It’s 1980. The UK is in its first year of a Conservative Government under Margaret Thatcher who is using this time to see who will be with her and who will be against her as she seeks to reshape Britain for a new decade. The UK music scene will use Thatcher’s government as an inspiration for possibly the most sustained burst of political songwriting over the last 60 years in Britain*. Through the 1981 England riots, The Falklands War, The Greenham Common Campaigns and the 1984/85 Miners Strike, it all provided grist to the songwriting mill. It’s an era of protest, benefit concerts and Red Wedge. “Maggie, Maggie, Maggie/Out! Out! Out!” and all that.
But any age of protest needs a contrarian - social media and Fox News/GB News means we’re swamped with the bastards now - and in 1980, that role was inevitably filled by Mark E. Smith, who kicked off The Fall’s album, Grotesque (After the Gramme) with Pay Your Rates, a non-ironic demand to pay your water and council rates. I feel that Smith was broadly sympathetic to Thatcherism and as a compulsive workaholic himself, may have found Norman Tebbitt a like-minded individual, at least in terms of sharing a pulling yourself up by the bootstraps philosophy to get through hard times. Smith’s politics were generally unsentimental. He acknowledged himself as both an artist and a businessman. The Fall was both his artistic outlet and a means not just of supporting himself but his band mates. Although he was not stingy in apportioning credits for songs and as a result, spreading the royalties, he was also a boss. Bills had to be paid and The Fall had to work both in terms of getting records out and playing live in order to ensure that they could meet the commitments that we all have to meet. Smith never lost sight of the fact that The Fall was his job. It had perks that other jobs don’t have for sure, but it was still work and woe betide anyone who worked with him that forgot that.

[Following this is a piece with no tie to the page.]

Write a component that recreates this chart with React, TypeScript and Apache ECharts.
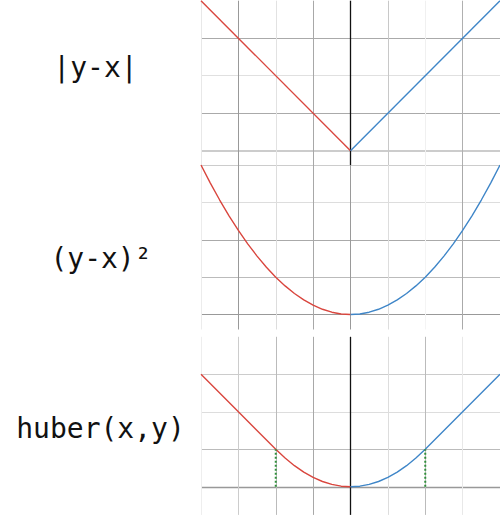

There was though, a smidgin of altruism in Smith’s worldview on Pay Your Rates. He refers throughout to being sent to Debtor’s retreat estates which reflects his loathing of both the idea and execution of council estates. The extract from the interview below, conducted in the mid-1980s highlights this further. As far as he was concerned, to be evicted from your home and to wind up on an estate was a fate worse than death and he had nothing but contempt for the way the estates had been implemented. Reading it, his thinking appears confused because it seems to suggest that the tenants who moved from the slums into the estates were suckered in by mod-cons like refrigerators and central-heating (I mean who wants them, right?) but he laments the loss of privacy, the concentration of crime and the conformity of the flats all looking the same, with people unable to impose their own personality on them. This isn’t capitalist thinking, but utopian, even vaguely hippyish.
In a sense, releasing a song which advocates following the law, especially in an art-form which lionises outlaw behaviour, is a pretty balls-out move. Tie it in to the dismissal which Smith had for a fundamentally socialist policy, and you have a style of song which isn’t immediately associated with The Fall’s oeuvre: an aspirational, motivational song. Had Tory H.Q. been listening closer, I wonder if they would have dared make overtures to entice Smith to form Blue Wedge. What chaos it could have been…
Given the theme of the song, I did check to see whether John Peel gave it a cheeky airing in his first show after the Poll Tax riots of 31 March 1990, but he didn’t. Though he did play it a week after the 1997 General Election.
Mark E.Smith on council estates. Taken from The Annotated Fall
*I use “political” here to mean songs about the actions of government rather than in its wider, social terms.